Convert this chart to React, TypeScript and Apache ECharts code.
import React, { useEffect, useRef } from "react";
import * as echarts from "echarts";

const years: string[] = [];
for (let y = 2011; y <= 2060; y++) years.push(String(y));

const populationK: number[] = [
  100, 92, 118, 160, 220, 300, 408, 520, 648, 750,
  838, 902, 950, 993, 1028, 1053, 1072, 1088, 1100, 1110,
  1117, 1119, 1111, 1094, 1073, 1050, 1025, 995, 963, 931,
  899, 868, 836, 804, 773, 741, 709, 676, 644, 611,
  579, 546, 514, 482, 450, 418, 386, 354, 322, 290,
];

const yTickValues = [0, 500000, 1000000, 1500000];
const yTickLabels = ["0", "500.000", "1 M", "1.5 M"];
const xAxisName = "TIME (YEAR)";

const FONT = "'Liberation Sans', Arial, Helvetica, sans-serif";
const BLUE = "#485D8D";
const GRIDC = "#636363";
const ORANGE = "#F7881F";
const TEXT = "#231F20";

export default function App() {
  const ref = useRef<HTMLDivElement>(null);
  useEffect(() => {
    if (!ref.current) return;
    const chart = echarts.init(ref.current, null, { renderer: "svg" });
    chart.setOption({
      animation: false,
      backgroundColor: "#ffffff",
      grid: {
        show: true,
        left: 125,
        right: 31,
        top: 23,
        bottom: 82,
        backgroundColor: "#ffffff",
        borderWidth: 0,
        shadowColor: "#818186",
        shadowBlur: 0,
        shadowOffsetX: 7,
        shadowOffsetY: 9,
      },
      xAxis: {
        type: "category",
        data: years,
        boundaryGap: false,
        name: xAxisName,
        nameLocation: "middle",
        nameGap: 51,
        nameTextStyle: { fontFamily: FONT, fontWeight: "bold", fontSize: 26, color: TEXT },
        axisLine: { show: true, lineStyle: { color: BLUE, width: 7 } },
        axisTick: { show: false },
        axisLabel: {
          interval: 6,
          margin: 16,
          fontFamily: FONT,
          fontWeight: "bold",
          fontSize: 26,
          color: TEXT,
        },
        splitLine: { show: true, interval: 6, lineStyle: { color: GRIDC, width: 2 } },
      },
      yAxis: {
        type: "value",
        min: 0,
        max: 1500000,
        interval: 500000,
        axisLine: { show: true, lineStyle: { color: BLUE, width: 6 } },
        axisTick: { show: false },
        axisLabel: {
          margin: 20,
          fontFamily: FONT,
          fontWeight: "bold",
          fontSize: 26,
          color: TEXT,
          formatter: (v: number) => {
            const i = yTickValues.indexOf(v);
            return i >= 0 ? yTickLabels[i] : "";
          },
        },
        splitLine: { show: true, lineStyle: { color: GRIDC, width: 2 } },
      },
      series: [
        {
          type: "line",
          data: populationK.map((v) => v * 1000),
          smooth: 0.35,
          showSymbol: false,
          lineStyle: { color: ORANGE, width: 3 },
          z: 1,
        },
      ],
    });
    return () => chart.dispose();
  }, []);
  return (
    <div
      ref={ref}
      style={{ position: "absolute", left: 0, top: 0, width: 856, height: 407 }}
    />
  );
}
________________________________________
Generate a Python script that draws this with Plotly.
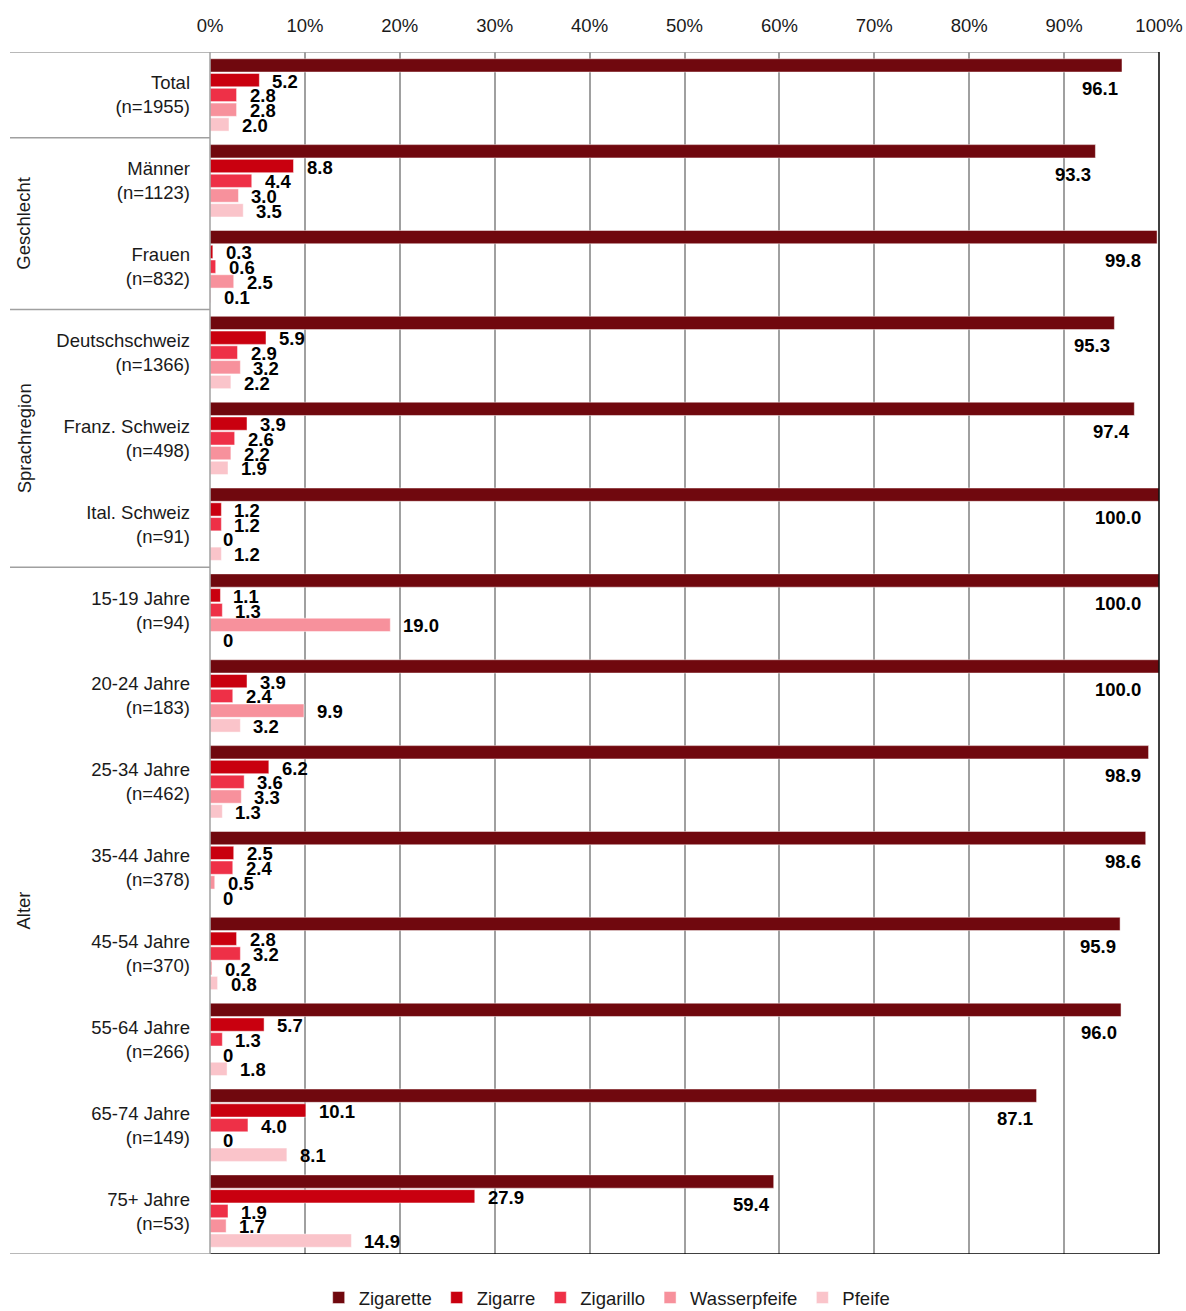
________________________________________
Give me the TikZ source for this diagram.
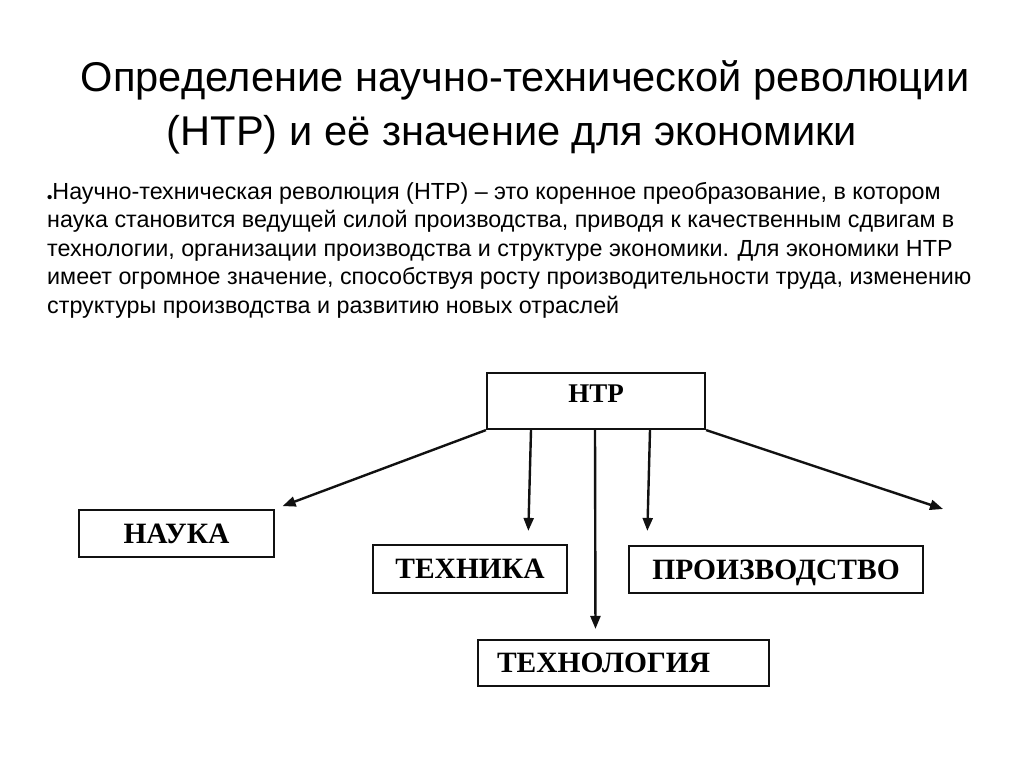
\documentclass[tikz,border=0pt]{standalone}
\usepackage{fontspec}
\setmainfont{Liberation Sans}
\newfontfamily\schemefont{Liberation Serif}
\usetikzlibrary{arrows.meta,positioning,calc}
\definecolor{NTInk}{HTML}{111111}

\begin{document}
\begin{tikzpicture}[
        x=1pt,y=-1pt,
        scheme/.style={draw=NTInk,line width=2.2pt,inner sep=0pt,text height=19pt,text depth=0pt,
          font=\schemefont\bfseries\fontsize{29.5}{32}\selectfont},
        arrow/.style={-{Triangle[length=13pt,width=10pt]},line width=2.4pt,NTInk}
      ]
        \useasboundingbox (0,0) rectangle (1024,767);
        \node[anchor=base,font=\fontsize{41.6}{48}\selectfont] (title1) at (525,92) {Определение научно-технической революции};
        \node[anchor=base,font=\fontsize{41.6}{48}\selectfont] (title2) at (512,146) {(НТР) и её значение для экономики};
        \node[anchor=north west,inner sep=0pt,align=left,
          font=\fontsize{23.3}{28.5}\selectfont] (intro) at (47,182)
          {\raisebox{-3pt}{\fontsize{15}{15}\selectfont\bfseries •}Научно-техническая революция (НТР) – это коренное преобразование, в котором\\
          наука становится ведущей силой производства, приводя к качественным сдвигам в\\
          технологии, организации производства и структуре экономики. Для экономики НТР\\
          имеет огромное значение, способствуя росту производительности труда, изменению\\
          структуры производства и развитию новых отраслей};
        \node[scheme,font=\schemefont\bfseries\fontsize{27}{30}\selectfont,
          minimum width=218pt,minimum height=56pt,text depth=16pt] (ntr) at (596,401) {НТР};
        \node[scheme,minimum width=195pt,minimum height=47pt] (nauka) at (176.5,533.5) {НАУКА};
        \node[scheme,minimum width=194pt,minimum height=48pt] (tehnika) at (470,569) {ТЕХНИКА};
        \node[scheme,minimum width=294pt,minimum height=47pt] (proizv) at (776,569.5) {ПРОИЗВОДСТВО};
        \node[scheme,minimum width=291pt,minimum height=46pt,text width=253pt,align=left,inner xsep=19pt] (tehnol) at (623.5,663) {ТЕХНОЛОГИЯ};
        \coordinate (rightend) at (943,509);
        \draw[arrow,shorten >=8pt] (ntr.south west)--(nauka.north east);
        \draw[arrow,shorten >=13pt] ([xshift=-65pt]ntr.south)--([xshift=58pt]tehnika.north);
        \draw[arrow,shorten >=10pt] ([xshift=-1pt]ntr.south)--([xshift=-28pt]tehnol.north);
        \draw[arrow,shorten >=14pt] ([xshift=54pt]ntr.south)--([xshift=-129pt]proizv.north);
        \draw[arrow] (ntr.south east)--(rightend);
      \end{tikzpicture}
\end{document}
________________________________________
» Requirements
Transcribe, exactly and exclusively, the run of lines that opens with the line bearing "Convert this chart" and closes with the line bearing "for (let y = 2011;".

» The result
Convert this chart to React, TypeScript and Apache ECharts code.
import React, { useEffect, useRef } from "react";
import * as echarts from "echarts";

const years: string[] = [];
for (let y = 2011; y <= 2060; y++) years.push(String(y));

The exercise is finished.